Tom Brooks is a Civil War reenactor with Company "C", 10th Louisiana. Currently a resident of Ontario, Tom has traveled extensively throughout the world. Because his Irish grandfather fought in the Gallipoli campaign in Turkey, Tom's travels have frequently led him to those three battlefields. Tom is quite knowledgeable about Anzac Cove, Cape Helles, and Suvla Bay; enough so that he had conducted battlefield tours to these locations. Despite the fact that Gallipoli's casualty statistics are slightly lower than our Civil War, the trauma, anguish, and spilled blood run thick.

In the 1980's Tom found himself alone one day in Gully Ravine in Cape Helles. Reported to be a "God-forsaken death trap," Tom stood there midst the remaining energy of war. Suddenly, his blood ran icy cold!

Today, he insists that he'll never return there alone.
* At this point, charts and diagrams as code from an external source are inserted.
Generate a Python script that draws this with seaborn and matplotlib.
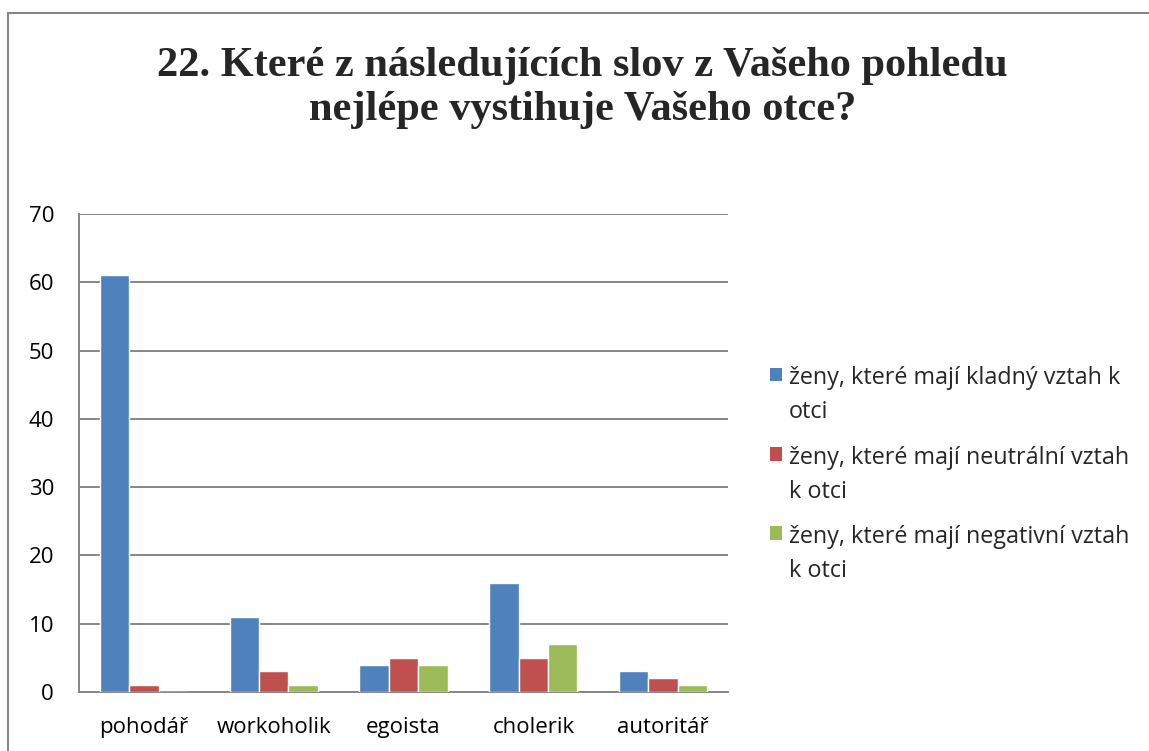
import matplotlib
matplotlib.use("Agg")
import matplotlib.pyplot as plt
from matplotlib.patches import Rectangle, Patch
from matplotlib.legend_handler import HandlerPatch
from matplotlib.lines import Line2D
import pandas as pd
import seaborn as sns

# Data
categories = ["pohodář", "workoholik", "egoista", "cholerik", "autoritář"]
series_names = [
    "ženy, které mají kladný vztah k\notci",
    "ženy, které mají neutrální vztah\nk otci",
    "ženy, které mají negativní vztah\nk otci",
]
kladny = [61, 11, 4, 16, 3]
neutralni = [1, 3, 5, 5, 2]
negativni = [0, 1, 4, 7, 1]
colors = ["#4F81BD", "#C0504D", "#9BBB59"]
title = "22. Které z následujících slov z Vašeho pohledu\nnejlépe vystihuje Vašeho otce?"

rows = []
for name, vals in zip(series_names, [kladny, neutralni, negativni]):
    for cat, v in zip(categories, vals):
        rows.append({"kategorie": cat, "skupina": name, "pocet": v})
df = pd.DataFrame(rows)

sns.set_theme(style="white")
plt.rcParams["font.family"] = ["Open Sans", "DejaVu Sans"]

FS = 16
LEG_FS = 16.8
LINESP = 1.55

fig = plt.figure(figsize=(11.49, 7.51), dpi=100)
ax = fig.add_axes([0.0688, 0.0786, 0.5648, 0.6364])

sns.barplot(data=df, x="kategorie", y="pocet", hue="skupina", palette=colors,
            width=0.68, saturation=1, ax=ax, zorder=3, legend=False)

ax.set_ylim(0, 70)
ax.set_yticks(range(0, 71, 10))
ax.set_xlim(-0.5, len(categories) - 0.5)
ax.yaxis.grid(True, color="#868686", linewidth=1.4, zorder=0)
ax.set_axisbelow(True)
for s in ["top", "right"]:
    ax.spines[s].set_visible(False)
for s in ["left", "bottom"]:
    ax.spines[s].set_color("#868686")
    ax.spines[s].set_linewidth(1.4)
ax.tick_params(axis="y", length=0, pad=18, labelsize=FS, colors="black")
ax.tick_params(axis="x", length=0, pad=18, labelsize=FS, colors="black")
ax.set_xlabel("")
ax.set_ylabel("")


# legend squares sit next to the first line of each two-line label
def top_square(legend, orig_handle, xdescent, ydescent, width, height, fontsize):
    shift = 0.6 * LINESP * fontsize
    return Rectangle((-xdescent, -ydescent + shift), width, height)


handles = [Patch(facecolor=c, edgecolor="none") for c in colors]
leg = ax.legend(handles, series_names, loc="upper left", bbox_to_anchor=(1.032, 0.725),
                frameon=False, fontsize=LEG_FS, handlelength=0.52, handleheight=0.52,
                handletextpad=0.3, labelspacing=0.92,
                handler_map={Patch: HandlerPatch(patch_func=top_square)})
for t in leg.get_texts():
    t.set_linespacing(LINESP)

fig.text(0.507, 0.937, title, ha="center", va="top", fontsize=30.5, fontweight="bold",
         family="Liberation Serif", linespacing=1.2)

# Outer chart border (left and top edges visible)
fig.add_artist(Line2D([8 / 1149, 8 / 1149], [-0.01, 1 - 13 / 751],
                      transform=fig.transFigure, color="#868686", linewidth=1.5))
fig.add_artist(Line2D([8 / 1149, 1.01], [1 - 13 / 751, 1 - 13 / 751],
                      transform=fig.transFigure, color="#868686", linewidth=1.5))

fig.savefig("out.png", dpi=100, facecolor="white")
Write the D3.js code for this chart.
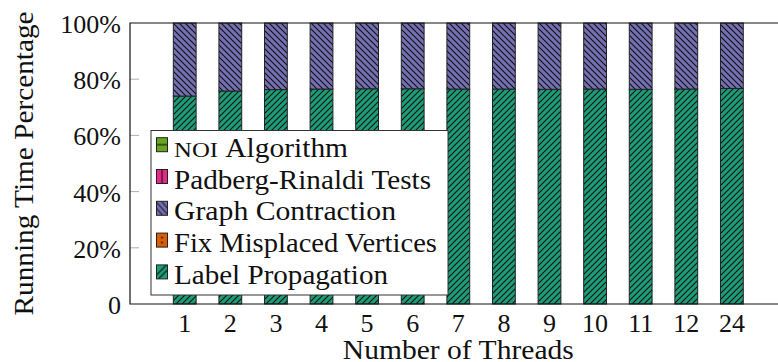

As he sits a half a world away, a decade later, Tom can yet experience that bonechilling feeling when he recalls Gully Ravine.

Nevertheless, Tom Brooks still isn't certain that he believes in ghosts. Friday night, July 31, 1992, offered him another opportunity to consider the possibility. Steve Mayes of the same reenactment unit accompanied Tom to Fort Warren in Boston Harbor. The pair chose the fort's bakery to bed down in for the evening.

As Tom explains, "Fort Warren is a massive masonry structure covering some thirty-three acres, most of George's island. Constructed in the 1820's, the fort is now a warren of casements, barracks, and tunnels. It is derelict, except for the occasional tourist and Civil War enthusiast. However, during the war in the 1860's, it was used as a prison for captured Confederates."

For lack of other beds, Steve and Tom made comfortable beds of straw. Tom found his harmonica and played a sorrowful rendition of "Dixie." The melancholy tune echoed throughout the empty chamber, dimly lit by their solitary candle and soft moonlight coming through the open windows. Later, Tom would wonder if it was this gentle tune of "Dixie" that beckoned the apparition.

Steve was sound asleep on his bed. But, Tom describes his experience. "Around three o'clock in the morning, I suddenly awoke from my sleep and sat straight up in bed. Coming towards me from the open courtyard doorway, I saw in the moonlight a man. He had a grayish beard, planter's straw hat, white shirt and similar trousers. For some reason, I had it in my mind that he was after our rifles. I screamed in an alarmed tone, 'What the hell do you want?!!" With that, Steve awoke with a start.

"I momentarily took my eyes off the vision to remove my blanket. When I did and then looked back, he was no longer there. I jumped to my feet, grabbed my rifle and ran to the doorway. I could see no one in the courtyard. The sounds of a gentle falling rain was all that met my ears."

Was it an apparition of a long dead Confederate prisoner that Tom saw? When he retold his story the next morning at breakfast, "the keeper of tales" about Fort Warren agreed that indeed he did.